Aber natürlich lasse ich mich von Rezensionen und Statements inspirieren und auch beeinflussen - wenn auch nicht von jeder.
Wenn jemand einem Duft eine Note unterhalb von 5 gibt, zur Erklärung aber lediglich in viereinhalb dahingeschlodderten Sätzen durchfunkt, daß der Duft gar nicht ginge, weil z.B. Gartennelke enthalten ist, dann werde ich das nicht ernst nehmen.
Am anderen Ende der Skala läuft das genauso: Da werden Düfte (interessanterweise fast immer von Neuanmeldungen und fast immer Hypedüfte im dreistelligen Taler-Bereich) in drei Sätzen als Blindbuy-Must angelobt, weil sie "geil" riechen (wahlweise auch "unique") und Frauen beeindrucken und mit 10 bewertet. Nicht Euer Ernst, oder?
Aber es gibt eine Vielzahl von Usern hier, die sich sehr viel Mühe geben, Düfte so detailliert wie möglich zu beschreiben.
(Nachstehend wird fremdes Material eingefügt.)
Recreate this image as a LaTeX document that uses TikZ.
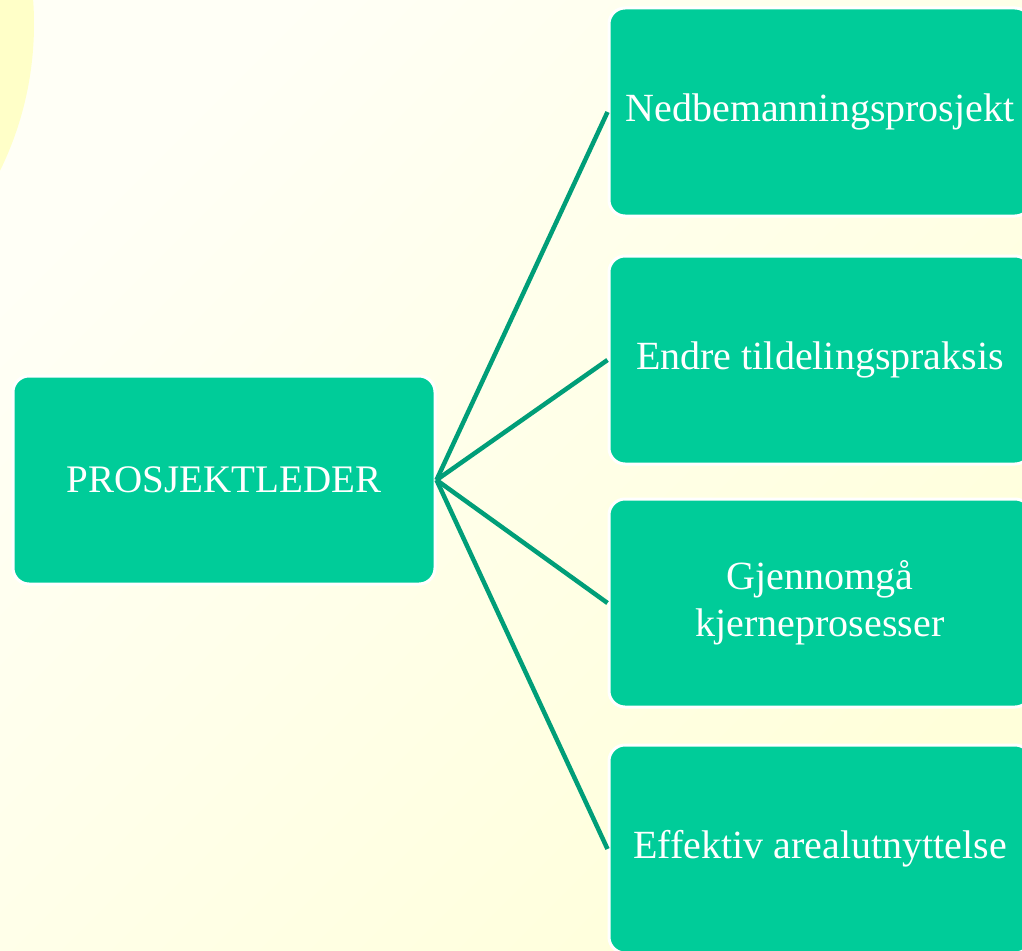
\documentclass[tikz,border=0pt]{standalone}
\usepackage{fontspec}
\setmainfont{Liberation Serif}
\definecolor{boxfill}{HTML}{00CC99}
\definecolor{linkc}{HTML}{009E78}
\definecolor{bgA}{HTML}{FFFFF6}
\definecolor{bgB}{HTML}{FFFFDA}
\definecolor{sun}{HTML}{FFFFC8}
\begin{document}
\begin{tikzpicture}[x=1pt,y=-1pt,
  box/.style={draw=white, line width=3pt, fill=boxfill, rounded corners=16pt,
    minimum width=422pt, minimum height=208pt, text=white, align=center,
    inner sep=0pt, font=\fontsize{40}{47}\selectfont},
  rootbox/.style={box, font=\fontsize{39}{46}\selectfont},
  link/.style={draw=linkc, line width=4.5pt}]
\useasboundingbox (0,0) rectangle (1022,950);
\shade[top color=bgA, bottom color=bgB, shading angle=45] (0,0) rectangle (1022,950);
\fill[sun] (-299,24) circle[radius=333pt];
\node[rootbox] (root) at (224,480) {PROSJEKTLEDER};
\node[box] (n1) at (820,112) {Nedbemanningsprosjekt};
\node[box] (n2) at (820,360) {Endre tildelingspraksis};
\node[box] (n3) at (820,603) {Gjennomgå\\kjerneprosesser};
\node[box] (n4) at (820,849) {Effektiv arealutnyttelse};
\draw[link] (root.east) -- (n1.west);
\draw[link] (root.east) -- (n2.west);
\draw[link] (root.east) -- (n3.west);
\draw[link] (root.east) -- (n4.west);
\end{tikzpicture}
\end{document}
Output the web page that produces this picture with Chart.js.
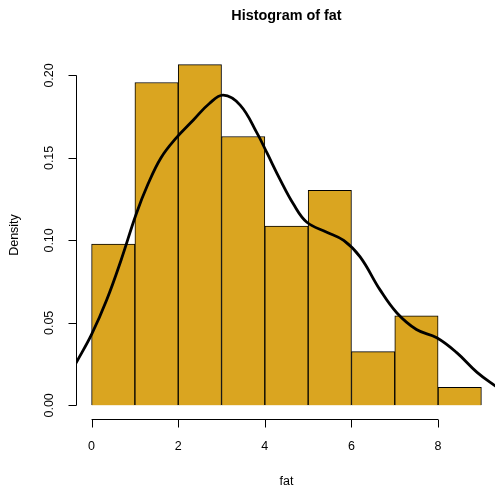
<!DOCTYPE html>
<html lang="en">
<head>
  <meta charset="UTF-8">
  <title>Histogram of fat</title>
  <script src="https://cdn.jsdelivr.net/npm/chart.js"></script>
  <style>
    body {
      margin: 0;
      background: #fff;
    }
    #wrap {
      width: 495px;
      height: 488px;
      overflow: hidden;
      position: relative;
    }
    canvas {
      display: block;
    }
  </style>
</head>
<body>
  <div id="wrap">
    <canvas id="hist" width="504" height="504"></canvas>
  </div>

  <script>
    // histogram bins (width 1) and their densities
    const binMids = [0.5, 1.5, 2.5, 3.5, 4.5, 5.5, 6.5, 7.5, 8.5];
    const densities = [0.0978, 0.1957, 0.2065, 0.1630, 0.1087, 0.1304, 0.0326, 0.0543, 0.0109];

    // kernel density curve
    const curveX = [-0.36, 0, 0.35, 0.68, 1.03, 1.3, 1.6, 1.95, 2.35, 2.72, 3.04, 3.43, 3.82, 4.05,
                    4.35, 4.66, 4.97, 5.43, 5.82, 6.2, 6.66, 7.05, 7.5, 7.97, 8.43, 8.9, 9.36];
    const curveY = [0.0256, 0.043, 0.064, 0.088, 0.116, 0.134, 0.150, 0.162, 0.173, 0.183, 0.188,
                    0.182, 0.165, 0.153, 0.137, 0.122, 0.111, 0.105, 0.100, 0.090, 0.070, 0.056,
                    0.046, 0.041, 0.032, 0.020, 0.011];

    const xTicks = [0, 2, 4, 6, 8];
    const yTicks = [0, 0.05, 0.10, 0.15, 0.20];
    const yTickLabels = ["0.00", "0.05", "0.10", "0.15", "0.20"];

    const FONT = "Liberation Sans, Arial, Helvetica, sans-serif";

    // R style axes and labels
    const rAxes = {
      id: "rAxes",
      afterDraw(chart) {
        const ctx = chart.ctx;
        const xs = chart.scales.x, ys = chart.scales.y;
        const area = chart.chartArea;
        const cx = (area.left + area.right) / 2;
        ctx.save();
        ctx.strokeStyle = "#000";
        ctx.lineWidth = 1;
        ctx.fillStyle = "#000";

        // x axis
        const xa = Math.round(area.bottom) + 0.5;
        ctx.beginPath();
        ctx.moveTo(xs.getPixelForValue(xTicks[0]), xa);
        ctx.lineTo(xs.getPixelForValue(xTicks[xTicks.length - 1]), xa);
        xTicks.forEach(t => {
          const p = Math.round(xs.getPixelForValue(t)) + 0.5;
          ctx.moveTo(p, xa);
          ctx.lineTo(p, xa + 8);
        });
        ctx.stroke();
        ctx.font = "12.5px " + FONT;
        ctx.textAlign = "center";
        ctx.textBaseline = "middle";
        xTicks.forEach(t => ctx.fillText(String(t), xs.getPixelForValue(t), 447));

        // y axis
        const ya = Math.round(area.left) + 0.5;
        ctx.beginPath();
        ctx.moveTo(ya, ys.getPixelForValue(yTicks[0]));
        ctx.lineTo(ya, ys.getPixelForValue(yTicks[yTicks.length - 1]));
        yTicks.forEach(t => {
          const p = Math.round(ys.getPixelForValue(t)) + 0.5;
          ctx.moveTo(ya, p);
          ctx.lineTo(ya - 8, p);
        });
        ctx.stroke();
        yTicks.forEach((t, i) => {
          ctx.save();
          ctx.translate(50, ys.getPixelForValue(t));
          ctx.rotate(-Math.PI / 2);
          ctx.fillText(yTickLabels[i], 0, 0);
          ctx.restore();
        });

        // axis titles
        ctx.fillText("fat", cx, 482);
        ctx.save();
        ctx.translate(15, (area.top + area.bottom) / 2);
        ctx.rotate(-Math.PI / 2);
        ctx.fillText("Density", 0, 0);
        ctx.restore();

        // main title
        ctx.font = "bold 14.4px " + FONT;
        ctx.fillText("Histogram of fat", cx, 16);
        ctx.restore();
      }
    };

    new Chart(document.getElementById("hist"), {
      type: "bar",
      data: {
        datasets: [
          {
            type: "line",
            label: "density",
            data: curveX.map((x, i) => ({ x: x, y: curveY[i] })),
            borderColor: "#000",
            borderWidth: 2.8,
            pointRadius: 0,
            tension: 0.4,
            fill: false,
            clip: 0,
            order: 0
          },
          {
            label: "fat",
            data: binMids.map((x, i) => ({ x: x, y: densities[i] })),
            backgroundColor: "#DAA520",
            borderColor: "#000",
            borderWidth: 1,
            barPercentage: 1,
            categoryPercentage: 1,
            order: 1
          }
        ]
      },
      options: {
        responsive: false,
        animation: false,
        layout: { padding: { left: 76, top: 51, right: 7, bottom: 85 } },
        plugins: {
          legend: { display: false },
          tooltip: { enabled: false }
        },
        scales: {
          x: { type: "linear", min: -0.36, max: 9.36, offset: false, display: false },
          y: { min: -0.00826, max: 0.2148, display: false }
        }
      },
      plugins: [rAxes]
    });
  </script>
</body>
</html>
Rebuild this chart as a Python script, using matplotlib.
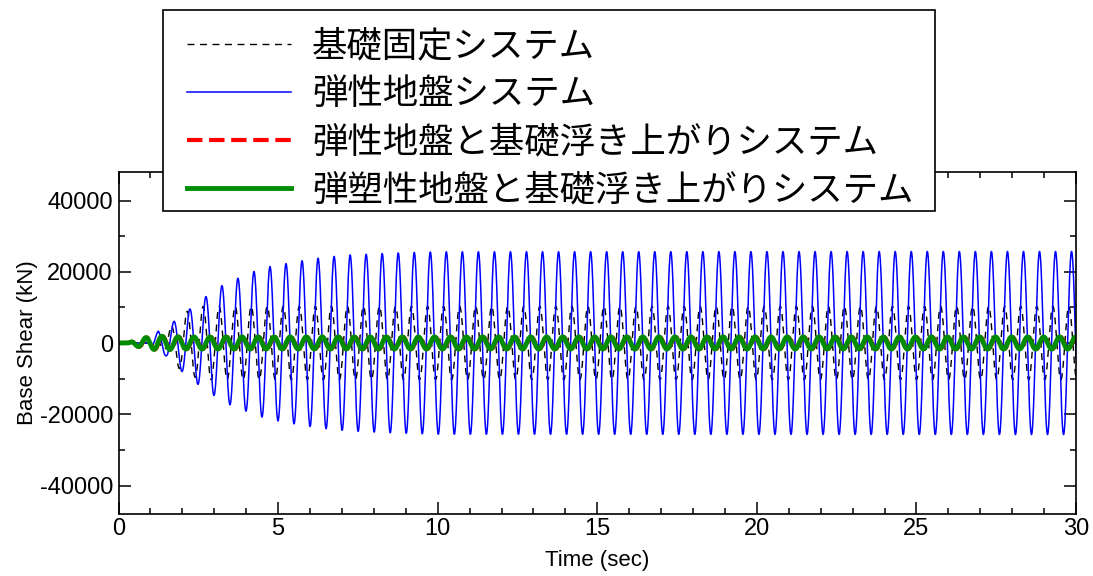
import numpy as np
import matplotlib
matplotlib.use("Agg")
import matplotlib.pyplot as plt
from matplotlib.ticker import MultipleLocator
from matplotlib.patches import Rectangle

plt.rcParams['font.family'] = ['Liberation Sans', 'Noto Sans CJK JP', 'DejaVu Sans']
plt.rcParams['axes.unicode_minus'] = False

# ---- data ----
labels = ["基礎固定システム", "弾性地盤システム",
          "弾性地盤と基礎浮き上がりシステム", "弾塑性地盤と基礎浮き上がりシステム"]

period = 0.5023          # s, spacing of successive peaks
t_end = 30.0

# peak times of reference peaks (s)
blue_peak_t0 = 1.23
black_peak_t0 = 1.145
green_peak_t0 = 1.36
red_peak_t0 = 1.38

# envelopes (time s, amplitude kN) read from successive peaks
blue_env_t = [0.0, 0.95, 1.25, 1.49, 1.75, 2.0, 2.26, 2.5, 2.75, 3.0, 3.26, 3.5, 3.75, 4.25, 4.76,
              5.26, 5.76, 6.26, 6.75, 7.25, 8.5, 10.0, 30.0]
blue_env_a = [0, 0, 3400, 3600, 6200, 8100, 9700, 11700, 13100, 14800, 16200, 17400, 18200, 20100, 21500,
              22300, 23100, 23800, 24300, 24700, 25200, 25600, 25700]

black_env_t = [0.0, 1.15, 1.4, 1.65, 1.98, 2.17, 2.46, 2.67, 3.2, 30.0]
black_env_a = [0, 0, 1500, 4800, 7900, 9000, 9800, 10300, 10300, 10300]

green_env_t = [0.0, 0.3, 0.52, 0.72, 0.98, 1.22, 1.48, 2.0, 30.0]
green_env_a = [0, 0, 750, 1300, 1700, 1900, 1900, 1700, 1700]

red_env_t = green_env_t
red_env_a = green_env_a

# ---- build curves ----
t = np.linspace(0, t_end, 9001)

def wave(env_t, env_a, t0):
    return np.interp(t, env_t, env_a) * np.cos(2 * np.pi * (t - t0) / period)

y_black = wave(black_env_t, black_env_a, black_peak_t0)
y_blue = wave(blue_env_t, blue_env_a, blue_peak_t0)
y_red = wave(red_env_t, red_env_a, red_peak_t0)
y_green = wave(green_env_t, green_env_a, green_peak_t0)

W, H = 1093, 576
fig = plt.figure(figsize=(W / 100, H / 100), dpi=100)
ax = fig.add_axes([118.5 / W, 62 / H, 957.5 / W, 342 / H])

l1, = ax.plot(t, y_black, color='black', lw=1.0, dashes=(5, 4))
l2, = ax.plot(t, y_blue, color='#0000ff', lw=1.1)
l3, = ax.plot(t, y_red, color='#ff0000', lw=3.0, ls='--')
l4, = ax.plot(t, y_green, color='#008c00', lw=3.5)

ax.set_xlim(0, 30)
ax.set_ylim(-48000, 48000)
ax.set_xticks([0, 5, 10, 15, 20, 25, 30])
ax.set_yticks([-40000, -20000, 0, 20000, 40000])
ax.xaxis.set_minor_locator(MultipleLocator(1))
ax.yaxis.set_minor_locator(MultipleLocator(10000))
ax.tick_params(which='both', direction='in', top=True, right=True, width=1.1)
ax.tick_params(which='major', length=8.5)
ax.tick_params(which='minor', length=4.5)
ax.tick_params(axis='y', labelsize=17, pad=4)
ax.tick_params(axis='x', labelsize=17, pad=3)
for s in ax.spines.values():
    s.set_linewidth(1.2)

ax.set_xlabel("Time (sec)", fontsize=16, labelpad=7)
ax.set_ylabel("Base Shear (kN)", fontsize=16, labelpad=1)

# legend frame (drawn over the axes)
box = Rectangle((163 / W, 1 - 211 / H), (935 - 163) / W, (211 - 10) / H,
                transform=fig.transFigure, facecolor='white', edgecolor='black',
                lw=1.2, zorder=3)
fig.patches.append(box)

leg = fig.legend([l1, l2, l3, l4], labels, loc='upper left',
                 bbox_to_anchor=(187 / W, 1 - 28 / H), borderaxespad=0,
                 prop={'family': ['Noto Sans CJK JP'], 'size': 25.5},
                 handlelength=2.94, handletextpad=0.59, labelspacing=0.34,
                 borderpad=0, frameon=False)
leg.set_zorder(4)

fig.savefig("out.png", dpi=100)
Das kann mal ein Stimmungsbild sein ("Sie schob sich die nasse Locke aus der Stirn und betrachtete mit vorgezogener Schmoll-Lippe den Nebel, der sich unerbittlich in das schottische Hochmoortal drückte..."). Das ist auch nicht meine Welt, schon allein deshalb nicht, weil ich jetzt schon mal in einem schottischen Hochmoortal gestanden haben sollte, um mit dem Bild was anfangen zu können. Hab ich aber nicht.
Solche Rezensionen helfen mir persönlich nicht weiter, aber ich erkenne an, daß sich jemand viel Mühe gegeben hat und wer weiß, vielleicht können sich andere Parfumos gerade über die geschilderten Stimmungen angesprochen fühlen.
Ich mag am liebsten die Rezensionen, die sich sicht- und lesbar darum bemühen, möglichst differenziert den persönlichen Dufteindruck zu schildern. Rezensionen, in denen man eine gewisse Ernsthaftigkeit erkennen kann. Die anderen Parfumos erkennbar bei der Auswahl von Testkandidaten helfen wollen. Und solche Rezensionen dürfen dann auch sehr gerne mit einer persönlichen Note versehen sein - so lerne ich was über die Autoren, hab vielleicht was zu lachen oder zu schlucken - und im besten Fall sind diese kleinen Anektoden sogar sehr hilfreich bei der Einordnung des Duftes.
Pyramiden interessieren mich nur insofern, daß ich ein paar Showstopper habe - Duftbestandtteile, die ich die gar nicht leiden kann. So ein Duft ist dann tatsächlich schon beim Lesen einer Duftpyramide raus. Oder eben auch dann, wenn ich in einer Rezension, in einem Statement lese, daß dieser Duftbestandteil bei dem beschriebenen Duft stark wahrnehmbar ist. Dann kann es auch passieren, daß ich sinngemäß antworte, daß der Duft für mich nicht in Frage käme.
Ansonsten halte ich die Aussagekraft einer Duftpyramidenangabe für ziemlich beschränkt. Düfte können exakt die gleichen Duftstoffe in gleicher Reihenfolge angegeben haben und dennoch völlig, wirklich völlig!, unterschiedlich riechen. Ist der Duft jetzt eher herb, reserviert, zurückhaltend, still? Oder - bei gleicher Pyramide - süß, fett, laut, dicht, pastös? Keine Ahnung.
Eine gute und ernsthaft geschriebene Rezension kann aber genau das: Mir eine Ahnung davon geben, wie ein Duft riechen könnte.
Und wenn die Rezension dann von jemanden hier stammt, von dem ich im Laufe der Jahre schon oft inspiriert wurde, dessen Sammlung ähnlich der meinen zusammengestellt ist, dann ist das schon ein Wegweiser für mich.
Es gibt hier nicht wenige Autor*Innen, deren Duftgeschmack ich vertraue und deren Rezensionen daher wirklich hilfreich für mich sind.